Even if you are diligent with risk management techniques, you cannot avoid the danger to your business and income. Business insurance covers the unexpected occurrences that you cannot prevent. You can control how much business insurance you need by managing the company’s risk of loss, but you cannot be so careful as to forego purchasing a policy.

Business Owners Insurance as Risk Management

Business insurance includes a wide variety of coverage that can reduce, mitigate or compensate for exposure to business risks. You can protect against loss of property, loss of income while the business cannot operate, lawsuits by employees or customers, theft or vandalism, and any other potential risks to the success of the company.

The risk assessment process is the basis for determining how much business insurance you need, and what you need your plan to cover. The type of business you own or the service you provide and the inherent risk associated with your particular business will determine the exact kind of business owners insurance you need to manage those risks.

Many agents or insurance companies can provide you with a risk management assessment. This would include visiting your business, talking to you about the business or service you provide, reviewing your inventory, and reviewing any business protocols to find all the risks your business is exposed to.

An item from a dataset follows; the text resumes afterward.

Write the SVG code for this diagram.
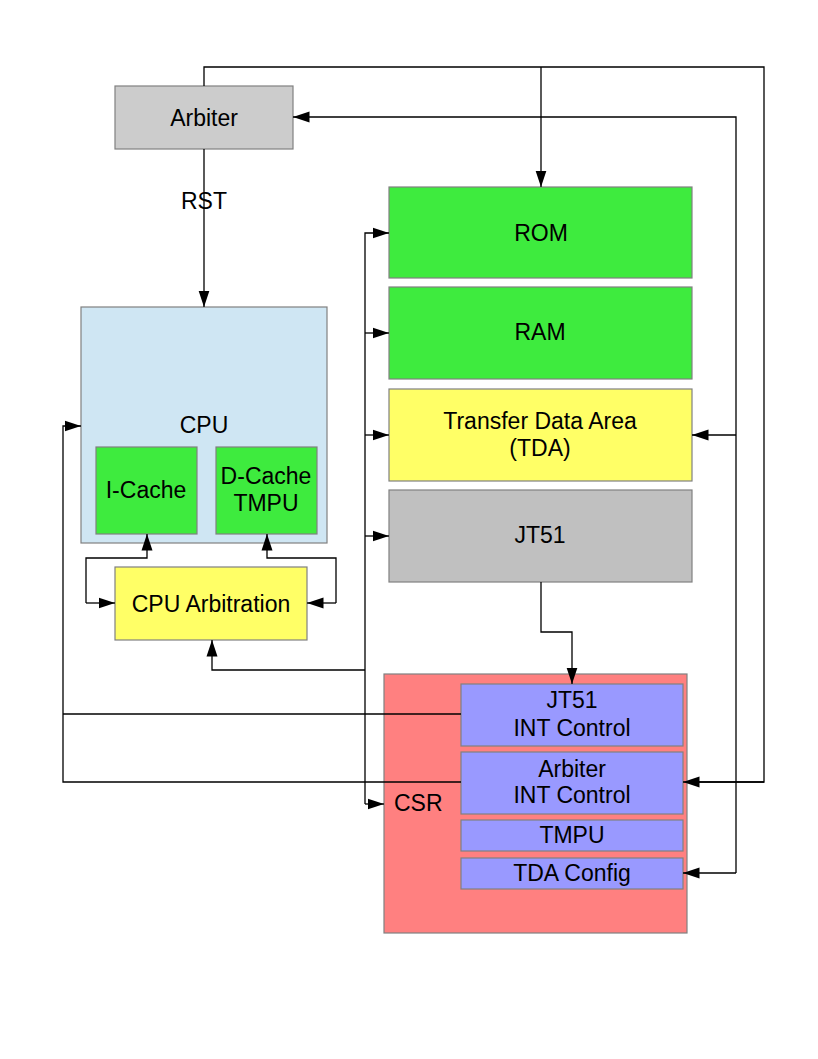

Insurance companies provide a wide variety of business owners insurance and most can be tailored with riders and endorsements for extra coverage to fit any company’s needs. There are some risks, however, that cannot be insured against. For example, you cannot insure against many business cycles such as loss of business to competitors or rising prices of supplies. However, a good risk assessment plan can even help with some of the trends or cyclical effects of your particular business.

Shop for the best business insurance plan by analyzing your risks, knowing what you need to manage them, and comparing quotes across multiple companies before you make a decision.